▽

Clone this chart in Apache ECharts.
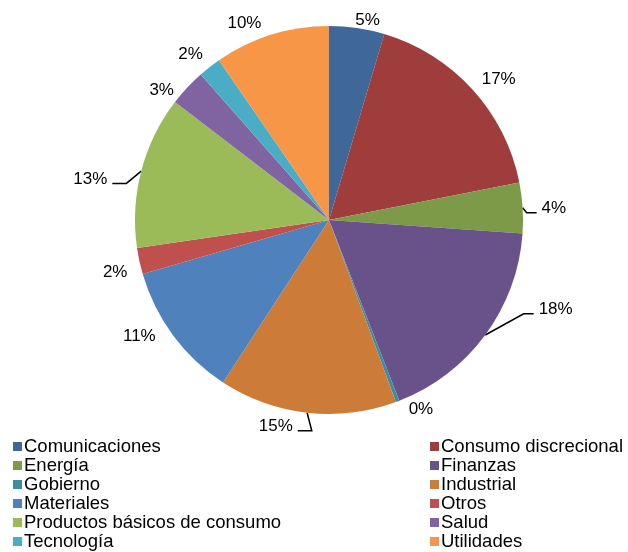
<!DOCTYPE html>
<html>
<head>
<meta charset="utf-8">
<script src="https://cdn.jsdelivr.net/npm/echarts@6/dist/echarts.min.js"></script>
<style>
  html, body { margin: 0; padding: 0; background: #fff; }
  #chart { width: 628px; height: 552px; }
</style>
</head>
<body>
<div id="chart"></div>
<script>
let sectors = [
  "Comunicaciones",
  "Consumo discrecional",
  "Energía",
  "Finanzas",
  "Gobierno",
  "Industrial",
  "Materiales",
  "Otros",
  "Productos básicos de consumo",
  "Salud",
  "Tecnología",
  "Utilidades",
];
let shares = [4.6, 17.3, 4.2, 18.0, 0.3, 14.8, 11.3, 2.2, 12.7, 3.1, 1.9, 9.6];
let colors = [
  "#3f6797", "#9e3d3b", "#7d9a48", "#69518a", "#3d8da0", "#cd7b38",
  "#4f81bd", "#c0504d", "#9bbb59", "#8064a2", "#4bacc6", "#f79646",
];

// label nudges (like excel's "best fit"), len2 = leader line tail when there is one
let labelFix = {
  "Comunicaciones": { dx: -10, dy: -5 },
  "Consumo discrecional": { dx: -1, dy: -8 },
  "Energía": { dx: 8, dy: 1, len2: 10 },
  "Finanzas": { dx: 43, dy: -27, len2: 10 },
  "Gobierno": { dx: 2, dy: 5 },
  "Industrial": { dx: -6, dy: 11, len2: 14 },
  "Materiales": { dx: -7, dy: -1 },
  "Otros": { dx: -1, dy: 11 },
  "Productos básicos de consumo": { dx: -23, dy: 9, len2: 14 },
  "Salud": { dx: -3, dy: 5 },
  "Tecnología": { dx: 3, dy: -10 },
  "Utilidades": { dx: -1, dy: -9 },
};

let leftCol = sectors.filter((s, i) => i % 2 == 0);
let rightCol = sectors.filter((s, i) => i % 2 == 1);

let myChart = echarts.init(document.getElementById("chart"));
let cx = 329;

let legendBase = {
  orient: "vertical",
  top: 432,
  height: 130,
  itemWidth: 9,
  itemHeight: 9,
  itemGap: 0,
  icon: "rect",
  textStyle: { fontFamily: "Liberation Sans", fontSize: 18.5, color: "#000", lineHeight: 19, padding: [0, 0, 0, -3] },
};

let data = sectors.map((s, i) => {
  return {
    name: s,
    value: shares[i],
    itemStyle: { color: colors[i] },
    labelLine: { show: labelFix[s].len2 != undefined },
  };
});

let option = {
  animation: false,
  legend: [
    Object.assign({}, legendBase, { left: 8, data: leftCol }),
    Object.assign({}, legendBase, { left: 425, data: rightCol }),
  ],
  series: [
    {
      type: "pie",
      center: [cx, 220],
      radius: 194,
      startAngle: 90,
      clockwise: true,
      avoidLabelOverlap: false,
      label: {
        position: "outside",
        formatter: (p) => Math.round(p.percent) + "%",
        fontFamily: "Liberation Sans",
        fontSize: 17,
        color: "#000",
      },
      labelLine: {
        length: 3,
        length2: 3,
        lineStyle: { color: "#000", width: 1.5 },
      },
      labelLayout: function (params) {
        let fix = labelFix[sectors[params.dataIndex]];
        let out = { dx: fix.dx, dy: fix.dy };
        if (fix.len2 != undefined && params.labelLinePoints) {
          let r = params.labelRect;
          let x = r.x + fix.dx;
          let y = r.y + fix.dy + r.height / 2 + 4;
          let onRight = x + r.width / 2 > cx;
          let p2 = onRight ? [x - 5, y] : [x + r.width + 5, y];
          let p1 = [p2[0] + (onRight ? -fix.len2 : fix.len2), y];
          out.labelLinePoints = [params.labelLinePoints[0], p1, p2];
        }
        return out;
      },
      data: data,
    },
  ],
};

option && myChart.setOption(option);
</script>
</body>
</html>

△

# [Exercise task]
Reproduce the material above in full and without alteration, but skip all pictures.

# [Reply]
Clone this chart in Apache ECharts.
<!DOCTYPE html>
<html>
<head>
<meta charset="utf-8">
<script src="https://cdn.jsdelivr.net/npm/echarts@6/dist/echarts.min.js"></script>
<style>
  html, body { margin: 0; padding: 0; background: #fff; }
  #chart { width: 628px; height: 552px; }
</style>
</head>
<body>
<div id="chart"></div>
<script>
let sectors = [
  "Comunicaciones",
  "Consumo discrecional",
  "Energía",
  "Finanzas",
  "Gobierno",
  "Industrial",
  "Materiales",
  "Otros",
  "Productos básicos de consumo",
  "Salud",
  "Tecnología",
  "Utilidades",
];
let shares = [4.6, 17.3, 4.2, 18.0, 0.3, 14.8, 11.3, 2.2, 12.7, 3.1, 1.9, 9.6];
let colors = [
  "#3f6797", "#9e3d3b", "#7d9a48", "#69518a", "#3d8da0", "#cd7b38",
  "#4f81bd", "#c0504d", "#9bbb59", "#8064a2", "#4bacc6", "#f79646",
];

// label nudges (like excel's "best fit"), len2 = leader line tail when there is one
let labelFix = {
  "Comunicaciones": { dx: -10, dy: -5 },
  "Consumo discrecional": { dx: -1, dy: -8 },
  "Energía": { dx: 8, dy: 1, len2: 10 },
  "Finanzas": { dx: 43, dy: -27, len2: 10 },
  "Gobierno": { dx: 2, dy: 5 },
  "Industrial": { dx: -6, dy: 11, len2: 14 },
  "Materiales": { dx: -7, dy: -1 },
  "Otros": { dx: -1, dy: 11 },
  "Productos básicos de consumo": { dx: -23, dy: 9, len2: 14 },
  "Salud": { dx: -3, dy: 5 },
  "Tecnología": { dx: 3, dy: -10 },
  "Utilidades": { dx: -1, dy: -9 },
};

let leftCol = sectors.filter((s, i) => i % 2 == 0);
let rightCol = sectors.filter((s, i) => i % 2 == 1);

let myChart = echarts.init(document.getElementById("chart"));
let cx = 329;

let legendBase = {
  orient: "vertical",
  top: 432,
  height: 130,
  itemWidth: 9,
  itemHeight: 9,
  itemGap: 0,
  icon: "rect",
  textStyle: { fontFamily: "Liberation Sans", fontSize: 18.5, color: "#000", lineHeight: 19, padding: [0, 0, 0, -3] },
};

let data = sectors.map((s, i) => {
  return {
    name: s,
    value: shares[i],
    itemStyle: { color: colors[i] },
    labelLine: { show: labelFix[s].len2 != undefined },
  };
});

let option = {
  animation: false,
  legend: [
    Object.assign({}, legendBase, { left: 8, data: leftCol }),
    Object.assign({}, legendBase, { left: 425, data: rightCol }),
  ],
  series: [
    {
      type: "pie",
      center: [cx, 220],
      radius: 194,
      startAngle: 90,
      clockwise: true,
      avoidLabelOverlap: false,
      label: {
        position: "outside",
        formatter: (p) => Math.round(p.percent) + "%",
        fontFamily: "Liberation Sans",
        fontSize: 17,
        color: "#000",
      },
      labelLine: {
        length: 3,
        length2: 3,
        lineStyle: { color: "#000", width: 1.5 },
      },
      labelLayout: function (params) {
        let fix = labelFix[sectors[params.dataIndex]];
        let out = { dx: fix.dx, dy: fix.dy };
        if (fix.len2 != undefined && params.labelLinePoints) {
          let r = params.labelRect;
          let x = r.x + fix.dx;
          let y = r.y + fix.dy + r.height / 2 + 4;
          let onRight = x + r.width / 2 > cx;
          let p2 = onRight ? [x - 5, y] : [x + r.width + 5, y];
          let p1 = [p2[0] + (onRight ? -fix.len2 : fix.len2), y];
          out.labelLinePoints = [params.labelLinePoints[0], p1, p2];
        }
        return out;
      },
      data: data,
    },
  ],
};

option && myChart.setOption(option);
</script>
</body>
</html>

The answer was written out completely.